Note: Single-source report; awaiting corroboration.
Several neurodegenerative diseases—including amyotrophic lateral sclerosis (ALS), frontotemporal dementia (FTD), and some Alzheimer’s cases—are linked to abnormal clumping of the TDP-43 protein outside the nucleus of brain and nerve cells. This aggregation leads to neuron death and symptoms such as muscle weakness and memory loss. TDP-43 normally functions in the nucleus to regulate RNA processing essential for proper cell activity.
Past studies indicated that certain RNAs interacting with TDP-43 might inhibit or reverse its aggregation, suggesting a potential therapeutic approach. Short RNAs are appealing as treatments due to their ease of delivery to neurons. However, the mechanism by which short RNAs prevent TDP-43 clumping was previously unclear.
An NIH-funded research team led by Dr. James Shorter at the University of Pennsylvania investigated this and reported their findings in Science. They confirmed that a specific short RNA, Clip34, stabilizes RNA-binding regions of TDP-43, reducing its tendency to aggregate. Clip34 was effective in vitro in preventing aggregation of both normal and mutated TDP-43 proteins.
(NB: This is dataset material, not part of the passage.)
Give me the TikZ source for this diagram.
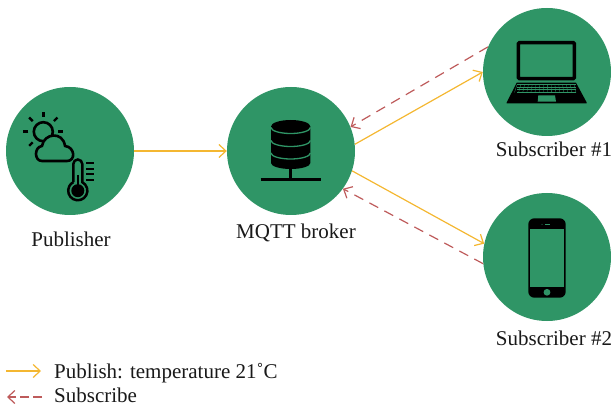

Researchers also optimized Clip34’s sequence to prevent aggregation of additional abnormal TDP-43 forms.
The team identified several other short RNAs, with the most effective named Malat1_start, which could reverse aggregation of isolated TDP-43 protein even after aggregates had formed. Malat1_start also reduced induced TDP-43 clumping inside cells without disrupting the protein’s normal functions. Both Malat1_start and Clip34 restored TDP-43’s proper nuclear location in motor neurons derived from ALS patients. Moreover, Malat1_start improved TDP-43’s functions that were impaired in stressed motor neurons.
In animal models, Malat1_start partially reversed TDP-43 aggregation in motor neurons, offering further insight into RNA-based interventions for diseases associated with abnormal TDP-43 aggregation.